R 43 I /1289 , Bl. 375–379

Betrifft: Ostsiedlung

Persönlich!

Hochverehrter Herr Reichskanzler!

Aus verschiedenen Ausführungen von Ihnen in letzter Zeit, sowie aus Pressenotizen glaube ich entnehmen zu können, daß eine wesentliche Änderung und Verstärkung der Siedlungstätigkeit baldigst zu erwarten ist1.

1

Vgl. zu den Siedlungsplänen Dok. Nr. 737, Dok. Nr. 738 und Dok. Nr. 741. Das vorliegende Schreiben v. Flemmings ist auch abgedruckt in Schulz, Politik und Wirtschaft in der Krise, Dok. Nr. 503 b.

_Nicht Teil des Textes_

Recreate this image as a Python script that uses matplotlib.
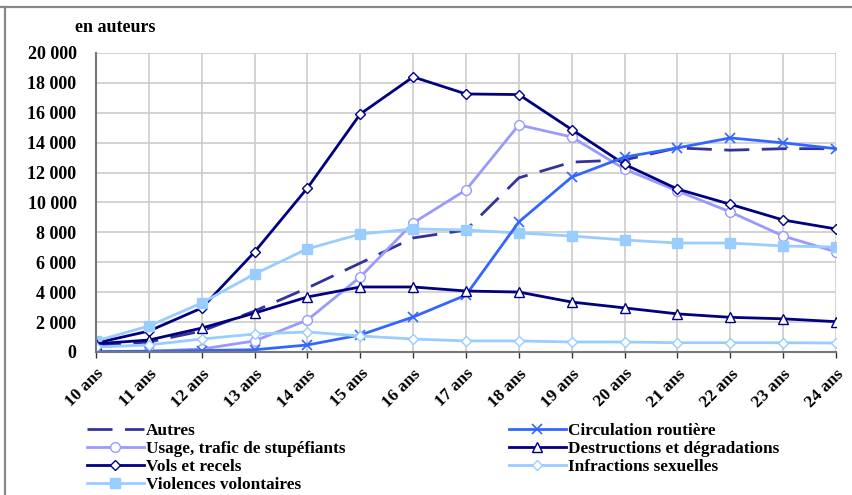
import matplotlib.pyplot as plt
from matplotlib.lines import Line2D
from matplotlib.ticker import FuncFormatter

plt.rcParams['font.family'] = ['Liberation Serif', 'DejaVu Serif']
plt.rcParams['font.weight'] = 'bold'

ages = ['10 ans', '11 ans', '12 ans', '13 ans', '14 ans', '15 ans', '16 ans', '17 ans',
        '18 ans', '19 ans', '20 ans', '21 ans', '22 ans', '23 ans', '24 ans']

autres = [400, 670, 1400, 2740, 4280, 5950, 7630, 8160, 11650, 12700, 12850, 13650, 13500, 13600, 13600]
circulation = [30, 50, 100, 150, 470, 1140, 2340, 3810, 8700, 11700, 13040, 13650, 14320, 13990, 13600]
stupefiants = [40, 50, 200, 740, 2140, 5020, 8630, 10840, 15190, 14380, 12240, 10770, 9370, 7760, 6700]
destructions = [550, 800, 1600, 2600, 3680, 4350, 4350, 4080, 4010, 3340, 2950, 2550, 2320, 2220, 2030]
vols = [600, 1400, 2940, 6690, 10970, 15920, 18400, 17260, 17220, 14880, 12550, 10900, 9880, 8830, 8230]
sexuelles = [330, 470, 870, 1200, 1340, 1070, 870, 740, 740, 670, 670, 620, 620, 620, 600]
violences = [740, 1740, 3280, 5220, 6900, 7890, 8230, 8160, 7960, 7760, 7490, 7290, 7290, 7090, 7020]

fig = plt.figure(figsize=(8.52, 4.95), dpi=100)
ax = fig.add_axes([96/852, 1-352/495, (836-96)/852, (352-53)/495])

x = list(range(len(ages)))
lw = 2.0
ax.plot(x, autres, color='#333399', lw=lw, dashes=(9, 4.5), label='Autres')
ax.plot(x, stupefiants, color='#9999FF', lw=lw, marker='o', ms=7, mfc='white', mec='#9999FF',
        label='Usage, trafic de stupéfiants')
ax.plot(x, vols, color='#000080', lw=lw, marker='D', ms=5, mfc='white', mec='#000080',
        label='Vols et recels')
ax.plot(x, violences, color='#99CCFF', lw=lw, marker='s', ms=7, mfc='#99CCFF', mec='#99CCFF',
        label='Violences volontaires')
ax.plot(x, circulation, color='#3366FF', lw=lw, marker='x', ms=7, mew=1.2,
        label='Circulation routière')
ax.plot(x, destructions, color='#000080', lw=lw, marker='^', ms=7, mfc='white', mec='#000080',
        label='Destructions et dégradations')
ax.plot(x, sexuelles, color='#99CCFF', lw=lw, marker='D', ms=5, mfc='white', mec='#99CCFF',
        label='Infractions sexuelles')

ax.set_xlim(0, len(ages)-1)
ax.set_ylim(0, 20000)
ax.set_yticks(range(0, 20001, 2000))
ax.yaxis.set_major_formatter(FuncFormatter(lambda v, p: f'{int(v):,}'.replace(',', ' ')))
ax.set_xticks(x)
ax.set_xticklabels(ages, rotation=45, ha='right', va='top', rotation_mode='anchor')
ax.tick_params(axis='y', length=0, pad=14, labelsize=13)
ax.tick_params(axis='x', length=4, width=1, color='#333333', pad=6, labelsize=12.5)
ax.grid(True, color='#cccccc', lw=1.2)
ax.set_axisbelow(True)
for s in ['top', 'right']:
    ax.spines[s].set_visible(False)
ax.spines['left'].set_color('#777777')
ax.spines['left'].set_linewidth(1.5)
ax.spines['bottom'].set_color('#777777')
ax.spines['bottom'].set_linewidth(1.5)
for lab in ax.get_xticklabels() + ax.get_yticklabels():
    lab.set_fontweight('bold')

fig.text(75/852, 1-27/495, 'en auteurs', fontsize=13, fontweight='bold', va='center')

handles, labels = ax.get_legend_handles_labels()
leg_kw = dict(loc='upper left', frameon=False, handlelength=3.3, handletextpad=0.15,
              labelspacing=0.12, prop={'size': 12.4, 'weight': 'bold'}, borderaxespad=0)
fig.legend(handles[:4], labels[:4], bbox_to_anchor=(80/852, 1-416/495), **leg_kw)
fig.legend(handles[4:], labels[4:], bbox_to_anchor=(502/852, 1-416/495), **leg_kw)

# outer frame (top and left edges)
fig.add_artist(Line2D([0, 1], [1-6.5/495, 1-6.5/495], transform=fig.transFigure, color='#888888', lw=1.6))
fig.add_artist(Line2D([4.5/852, 4.5/852], [0, 1-6.5/495], transform=fig.transFigure, color='#888888', lw=1.6))

fig.savefig('out.png', dpi=100)
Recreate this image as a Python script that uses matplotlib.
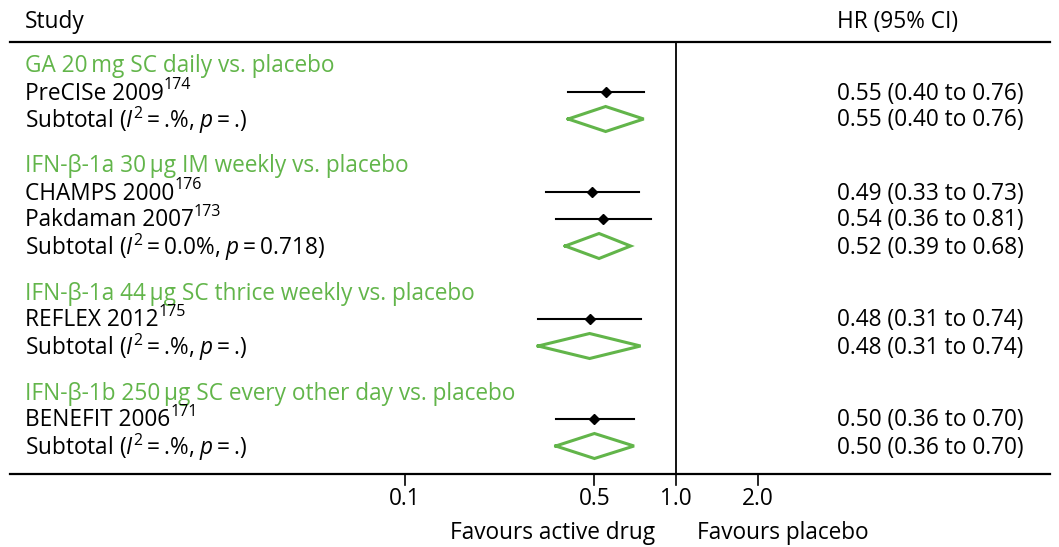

Ich bin von jeher für eine gesunde und starke Siedlung außerordentlich eingetreten. Ich habe aber auch die Fehler der bisherigen Siedlung erkannt und darüber schon vor Jahren Auseinandersetzungen mit den bearbeitenden Stellen gehabt. Wenn im Laufe des letzten Jahres manches geändert ist gegen die früheren Verfahren, so ist es mir eine gewisse Genugtuung festzustellen, daß die Fehler, welche ich schon früher moniert habe, auch höheren Orts erkannt sind, denn die Änderungen bewegen sich in der Linie der von mir oft genug gemachten Vorschläge.

[2522] Da ich den dringenden Wunsch habe, daß eine gesunde und vernünftige Siedlung im allgemeinen Volksinteresse tatsächlich verstärkt durchgeführt wird, bitte ich mir zu gestatten, einige kurze Ausführungen dazu zu machen mit der Bitte dieselben ernsthaft prüfen zu wollen.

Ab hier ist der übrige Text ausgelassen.